Pension withdrawals reach record high

But savers accessing their pensions need to check the tax implications.

Savers withdrew £2.3 billion from their pensions in the first three months of the 2018/19 tax year alone, figures from HM Revenue & Customs reveal – a 50 per cent increase on withdrawals made during the first three months of pension freedoms three years ago.

HMRC has published a report which unveils just how much savers have taken out of their pension pots since the introduction of pension freedoms in 2015.

Between April and June around 264,000 people withdrew an average of £3,950 each from their pension pots – adding up to £2.3 billion.

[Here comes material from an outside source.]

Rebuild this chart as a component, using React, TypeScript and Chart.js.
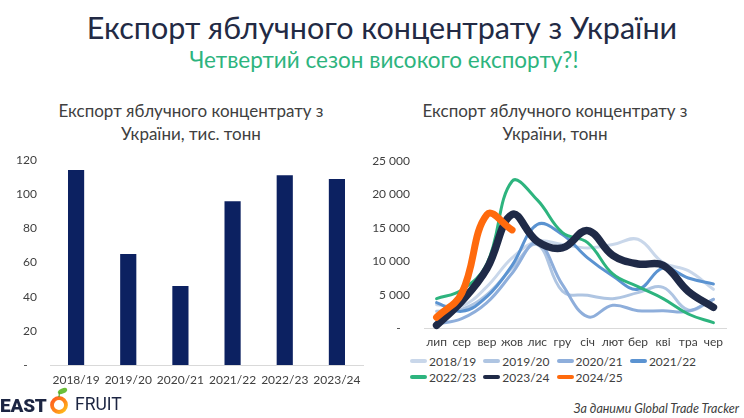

That compares with total withdrawals of £1.5 billion in the first three months that the freedoms were introduced, between April and June 2015.

Samantha Seaton, chief executive of Moneyhub, says: ‘Since the freedoms were introduced in 2015, there has been a steady increase both in the number of people releasing money from their pension early and the total value of these payments. We are beginning to get a clearer picture of how those approaching retirement are taking advantage of the flexibility.’

New rules introduced three years ago have given retirees greater freedom over how they access their retirement savings than ever before. Savers are now able to access their pension pot from age 55 and have the flexibility to make ad hoc withdrawals rather than having to use the entire amount to purchase an annuity.

Last year, some 1.4 million withdrawals totalling a hefty £6.5 billion were made by savers making use of the new rules.

Since the freedoms were launched, £20 billion has been withdrawn by those approaching retirement, as more than one million people have accessed their pension savings.

Tom Selby, senior analyst at AJ Bell, says: ‘The good news is that average withdrawal amounts are not spiralling out of control. In fact, while the average withdrawal is almost £1,000 higher than the first three months of 2017, it is around £700 lower than it was a year ago.

‘It’s hard to tell whether such withdrawals are sustainable without a broader picture of individuals’ finances. Many people will have seen the value of their pot boosted by a bull run in the stock market in recent years – the real test of the reforms will come when markets fall.’

But Sean McCann, chartered financial planner at NFU Mutual, warns that those approaching retirement need to make sure their withdrawals do not affect their remaining savings.

He says savers accessing their retirement pots may inadvertently trigger a rule which restricts the amount they and their employers can contribute if they are still in employment.

He explains: ‘Many people will not be aware that taking money from their pension will restrict the amount they and their employer can pay into their pension to a maximum of £4,000 each tax year. People who are still working are particularly at risk of missing out on valuable employer contributions.

From age 55, most personal pensions allow you to take a quarter of the pension pot tax-free with the rest subject to income tax. But taking even a penny of the taxable amount will restrict any future pension savings.

McCann adds: ‘The contribution limit is just one of a number of tax pitfalls that will be catching some people unaware as they withdraw their pension savings. Just because you can make flexible withdrawals from a pension, it doesn’t mean it’s always the best thing for your money.’

People accessing their cash also need to ensure they are not paying more tax than they need to. Retirees have already paid hundreds of millions of pounds in unnecessary tax as a result of withdrawal money from their pension pots.

Seaton says: ‘What is concerning is that at retirement, there seems to be a significant lack of education and attention from product and service providers.’

Steve Webb, director of policy at Royal London, adds: ‘The key challenge is to make sure that more people take advice and guidance when deciding how to access their pension savings, so that they do so in a sustainable way that meets their objectives.’